*Directions*
Gather the lines below that include the string "matplotlib", copying each in full.

-- BEGIN Listed entries --

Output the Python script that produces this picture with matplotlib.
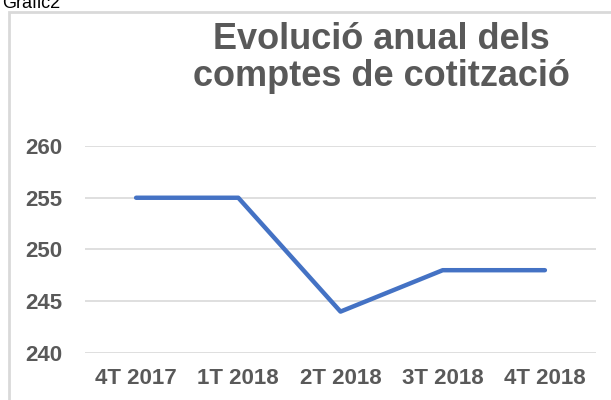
import matplotlib
matplotlib.use("Agg")
import matplotlib.pyplot as plt
from matplotlib.patches import Rectangle

categories = ["4T 2017", "1T 2018", "2T 2018", "3T 2018", "4T 2018"]
values = [255, 255, 244, 248, 248]
yticks = [240, 245, 250, 255, 260]

plt.rcParams["font.family"] = ["Liberation Sans", "DejaVu Sans"]
text_color = "#595959"
grid_color = "#d9d9d9"

W, H = 611, 400
fig = plt.figure(figsize=(W / 100, H / 100), dpi=100)

# chart frame (cut off at right and bottom like the screenshot)
fig.patches.append(Rectangle((9 / W, -0.1), 1.2, 1 - 12 / H + 0.1,
                             transform=fig.transFigure, fill=False,
                             edgecolor=grid_color, linewidth=2))
fig.text(2 / W, 1 - 8 / H, "Gràfic2", fontsize=13, color="black", va="baseline")

ax = fig.add_axes([85 / W, 1 - 353 / H, 511 / W, 207 / H])
ax.plot(range(len(categories)), values, color="#4472C4", linewidth=3.2,
        solid_capstyle="round", solid_joinstyle="round", zorder=3)
ax.set_xlim(-0.5, len(categories) - 0.5)
ax.set_ylim(240, 260)
ax.set_yticks(yticks)
ax.set_xticks(range(len(categories)))
ax.set_xticklabels(categories)
ax.grid(axis="y", color=grid_color, linewidth=1.2)
ax.set_axisbelow(True)
for s in ax.spines.values():
    s.set_visible(False)
ax.tick_params(length=0, labelsize=16, labelcolor=text_color)
ax.tick_params(axis="x", pad=11)
ax.tick_params(axis="y", pad=16)
for lab in ax.get_xticklabels() + ax.get_yticklabels():
    lab.set_fontweight("bold")

fig.text(381 / W, 1 - 58 / H, "Evolució anual dels\ncomptes de cotització",
         ha="center", va="center", fontsize=26, fontweight="bold",
         color=text_color, linespacing=1.1)

fig.savefig("out.png", dpi=100)
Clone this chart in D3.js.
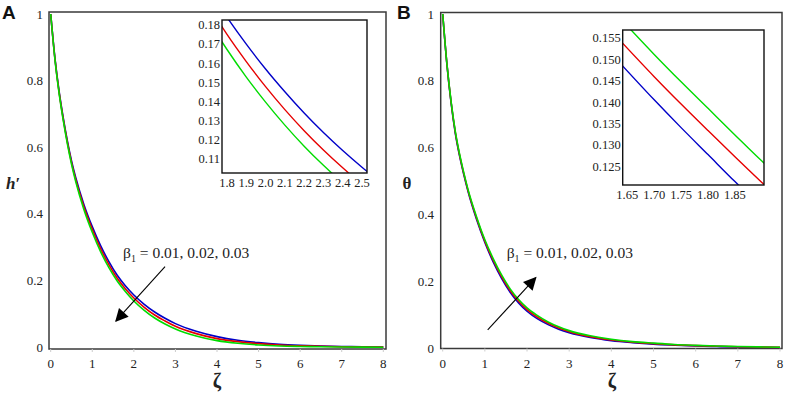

-- END Listed entries --

*Answer to the task*
Output the Python script that produces this picture with matplotlib.
import matplotlib
matplotlib.use("Agg")
import matplotlib.pyplot as plt
from matplotlib.patches import Rectangle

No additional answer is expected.